Como são restrições ao uso e ocupação do solo de áreas privadas, as áreas de preservação permanente podem entrar em rota de colisão com o direito à propriedade, especialmente nas áreas urbanas

  • Alan Mori É associado do Líderes do Amanhã
Publicado em 30/05/2023 às 15h44

As áreas de preservação permanente (APP) são zonas de uso restrito da propriedade, que possuem a função ambiental de preservar os recursos hídricos, a paisagem, a estabilidade geológica e a biodiversidade, facilitar o fluxo gênico de fauna e flora, proteger o solo e assegurar o bem-estar das populações humanas. As características e a localização dessas áreas são definidas pelo Código Florestal (Lei 12.651/2012) e podem estar localizadas em áreas urbanas ou rurais.

Como são restrições ao uso e ocupação do solo de áreas privadas, as APPs podem entrar em rota de colisão com o direito à propriedade, especialmente nas áreas urbanas. É muito comum localizarmos lotes que foram devidamente validados e aprovados pelos órgãos competentes no passado, e se tornaram completamente inutilizados, em razão de restrições que passaram a existir com os conceitos ambientais mais modernos.

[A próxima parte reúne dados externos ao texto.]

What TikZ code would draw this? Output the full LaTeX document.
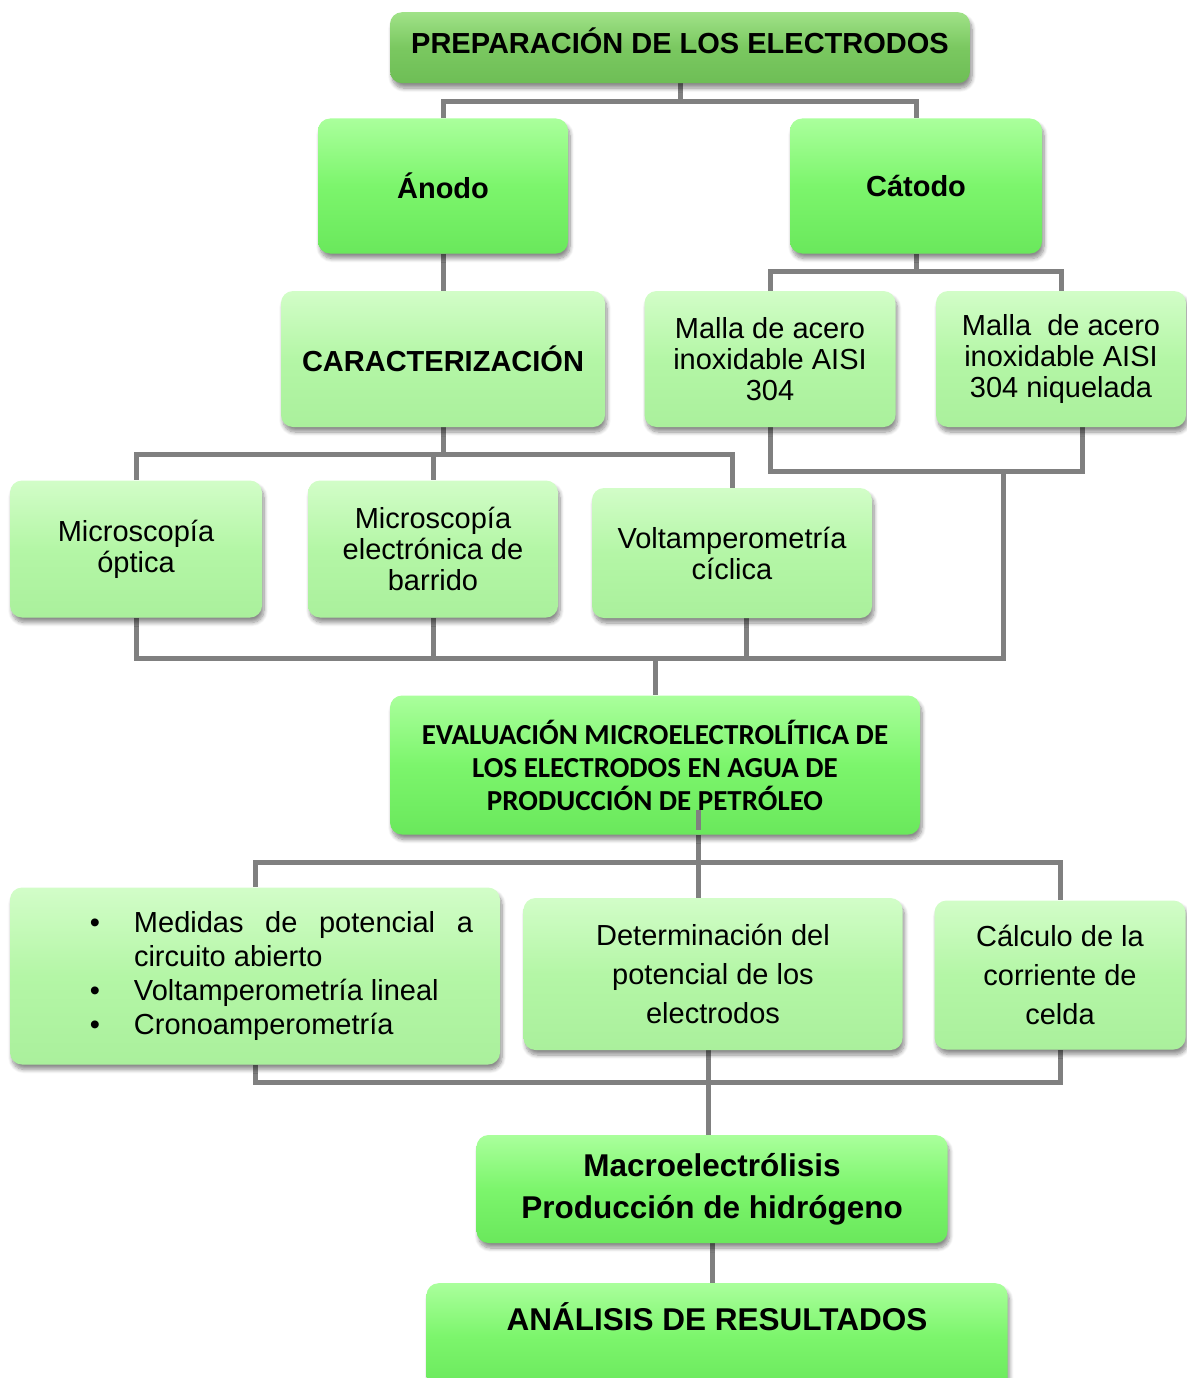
\documentclass[tikz,border=0pt]{standalone}
\usepackage{fontspec}
\setmainfont{Liberation Sans}
\newfontfamily\calibri{Carlito}
\usetikzlibrary{shadows.blur,backgrounds}

\definecolor{darktop}{RGB}{160,226,136}
\definecolor{darkmid}{RGB}{122,200,96}
\definecolor{darkbot}{RGB}{110,190,86}
\definecolor{brighttop}{RGB}{170,255,156}
\definecolor{brightmid}{RGB}{124,245,108}
\definecolor{brightbot}{RGB}{106,232,92}
\definecolor{lighttop}{RGB}{210,253,200}
\definecolor{lightmid}{RGB}{180,246,166}
\definecolor{lightbot}{RGB}{170,240,156}
\definecolor{linkgray}{RGB}{128,128,128}

\begin{document}
\begin{tikzpicture}[x=1pt,y=-1pt]
\tikzstyle{every node}+=[inner sep=8pt]
\tikzstyle{box}=[rounded corners=12pt, align=center,
  blur shadow={shadow xshift=2pt, shadow yshift=-5pt, shadow blur steps=8, shadow blur radius=4pt, shadow opacity=45}]
\tikzstyle{dark}=[box, top color=darktop, bottom color=darkbot, middle color=darkmid]
\tikzstyle{bright}=[box, top color=brighttop, bottom color=brightbot, middle color=brightmid]
\tikzstyle{light}=[box, top color=lighttop, bottom color=lightbot, middle color=lightmid]
\tikzstyle{bold}=[font=\bfseries\fontsize{29}{33}\selectfont]
\tikzstyle{plain}=[font=\fontsize{29}{31}\selectfont]
\tikzstyle{loose}=[font=\fontsize{29}{39}\selectfont]
\tikzstyle{link}=[draw=linkgray, line width=5pt]
\useasboundingbox (0,0) rectangle (1186,1378);

\node[dark, bold, minimum width=580, text height=37pt, text depth=26pt, inner sep=4pt, anchor=north] (prep) at (680,12) {PREPARACIÓN DE LOS ELECTRODOS};
\node[bright, bold, minimum width=250, minimum height=135] (anodo) at (443,186) {Ánodo};
\node[bright, bold, minimum width=252, minimum height=135] (catodo) at (916,186) {Cátodo};
\node[light, bold, minimum width=324, minimum height=136] (caract) at (443,359) {CARACTERIZACIÓN};
\node[light, plain, minimum width=251, minimum height=136] (malla1) at (770,359) {Malla de acero\\inoxidable AISI\\304};
\node[light, plain, minimum width=250, minimum height=136] (malla2) at (1061,359) {Malla~ de acero\\inoxidable AISI\\304 niquelada};
\node[light, plain, minimum width=252, minimum height=137] (optica) at (136,549) {Microscopía\\óptica};
\node[light, plain, minimum width=250, minimum height=137] (barrido) at (433,549) {Microscopía\\electrónica de\\barrido};
\node[light, plain, minimum width=280, minimum height=130] (ciclica) at (732,553) {Voltamperometría\\cíclica};
\node[bright, font=\calibri\bfseries\fontsize{29}{33}\selectfont, minimum width=530, minimum height=139] (eval) at (655,765)
  {EVALUACIÓN MICROELECTROLÍTICA DE\\LOS ELECTRODOS EN AGUA DE\\PRODUCCIÓN DE PETRÓLEO};
\node[light, font=\fontsize{29}{34}\selectfont, text width=474, align=justify, minimum height=177] (medidas) at (255,976)
  {\leftskip=116pt \rightskip=19pt \hyphenpenalty=10000 \parskip=0pt
   \noindent\llap{\textbullet\hspace{34pt}}Medidas de potencial a circuito abierto\par
   \noindent\llap{\textbullet\hspace{34pt}}Voltamperometría lineal\par
   \noindent\llap{\textbullet\hspace{34pt}}Cronoamperometría\par};
\node[light, loose, minimum width=379, minimum height=152] (determ) at (713,974) {Determinación del\\potencial de los\\electrodos};
\node[light, loose, minimum width=251, minimum height=149] (calculo) at (1060,975) {Cálculo de la\\corriente de\\celda};
\node[bright, font=\bfseries\fontsize{31.5}{42}\selectfont, minimum width=471, minimum height=108] (macro) at (712,1189)
  {Macroelectrólisis\\Producción de hidrógeno};
\node[bright, font=\bfseries\fontsize{31.5}{36}\selectfont, minimum width=581, text height=43pt, text depth=56pt, inner sep=4pt, anchor=north] (analisis) at (717,1283)
  {ANÁLISIS DE RESULTADOS};

\coordinate (mallas) at (1003,472);
\coordinate (juntos) at (655,658);
\coordinate (reparto) at (698,862);
\coordinate (recoge) at (708,1082);
\draw[link] (reparto |- eval.south) ++(0,-25) -- ++(0,20);

\begin{scope}[on background layer]
\draw[link] (prep.south) -- ++(0,18) -| (anodo.north);
\draw[link] (prep.south) ++(0,18) -| (catodo.north);
\draw[link] (anodo.south) -- (caract.north);
\draw[link] (catodo.south) -- ++(0,18) -| (malla1.north);
\draw[link] (catodo.south) ++(0,18) -| (malla2.north);
\draw[link] (caract.south) -- ++(0,27) -| (optica.north);
\draw[link] (caract.south) ++(0,27) -| (barrido.north);
\draw[link] (caract.south) ++(0,27) -| (ciclica.north);
\draw[link] (malla1.south) -- ++(0,44) -| ([xshift=21pt]malla2.south);
\draw[link] (mallas) |- (juntos);
\draw[link] (optica.south) |- (juntos);
\draw[link] (barrido.south) |- (juntos);
\draw[link] ([xshift=14pt]ciclica.south) |- (juntos);
\draw[link] (juntos) -- (eval.north);
\draw[link] (eval.south -| reparto) -- (reparto);
\draw[link] (reparto) -| (medidas.north);
\draw[link] (reparto) -| (calculo.north);
\draw[link] (reparto) -- (reparto |- determ.north);
\draw[link] (medidas.south) |- (recoge) -| (calculo.south);
\draw[link] (recoge |- determ.south) -- (recoge |- macro.north);
\draw[link] (macro.south) -- (macro.south |- analisis.north);
\end{scope}
\end{tikzpicture}
\end{document}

No Espírito Santo existem diversos exemplos de controvérsias dessa natureza, um deles é o entorno da Lagoa de Interlagos, em Vila Velha. Nesse caso, há diversos loteamentos construídos entre um conjunto de lagoas, sendo esse o principal atrativo comercial dos imóveis. O caso específico, trata de empreendimento que foi devidamente aprovado pelo município de Vila Velha, através do decreto nº 78/77, já contemplando o loteamento das margens dos corpos hídricos.

Apesar disso, após a consolidação da situação por mais de trinta anos, entre os anos de 2020 e 2022, teve início uma ofensiva do Ministério Público Estadual e do município de Vila Velha visando a demolição dos imóveis construídos às margens das lagoas, e a proibição de novas construções. É importante destacar que não se tem conhecimento de um dano ambiental concreto causado pelo loteamento, que é abastecido com rede de tratamento de água e esgoto, além de coleta pública de resíduos sólidos.

Praia de Interlagos em Vila Velha
Praia de Interlagos em Vila Velha. Crédito: Vitor Jubini

A ofensiva do MP e do município se baseia na aplicação do mencionado conceito de área de preservação permanente, que, para atingir os objetivos destacados, define que nos entornos de lagoas e reservatórios de água naturais haverá uma restrição de uso e ocupação do solo nos trinta metros adjacentes ao corpo hídrico. Portanto, o município de Vila Velha, que havia autorizado o empreendimento em 1977, resolve, em 2020, determinar a demolição das construções edificados, sobre os lotes vendidos.

Essa contradição revela uma face obscura da legislação ambiental brasileira, que coloca proprietários urbanos e rurais em situação de ampla insegurança jurídica, em razão das recentes modificações visando a ampliação da preservação ambiental em nossos biomas.

De fato, precisamos ampliar as bases de proteção ambiental em nossa sociedade, visando garantir a qualidade de vida das próximas gerações, contudo, há necessidade de ponderarmos acerca das situações já consolidadas, em especial, aquelas que afetem diretamente o direito à propriedade privada.

É possível pensar em um instituto de transição para o zoneamento ambiental nas áreas urbanas, como foi feito com o conceito de área rural consolidada, que mitigou o impacto da nova legislação sobre áreas protegidas a empreendimento rurais.

Dessa forma, defende-se que a aplicação de novas alterações na legislação ambiental a situações fáticas já consolidadas, e que não provocam danos efetivos à fauna, flora ou condições climáticas, não seja automática, mas que exista um mecanismo claro de transição normativa, sob pena de continuarmos a transitar em uma insegurança jurídica ambiental que afasta a condição necessária para o desenvolvimento econômico do Brasil.

Este texto não traduz, necessariamente, a opinião de A Gazeta.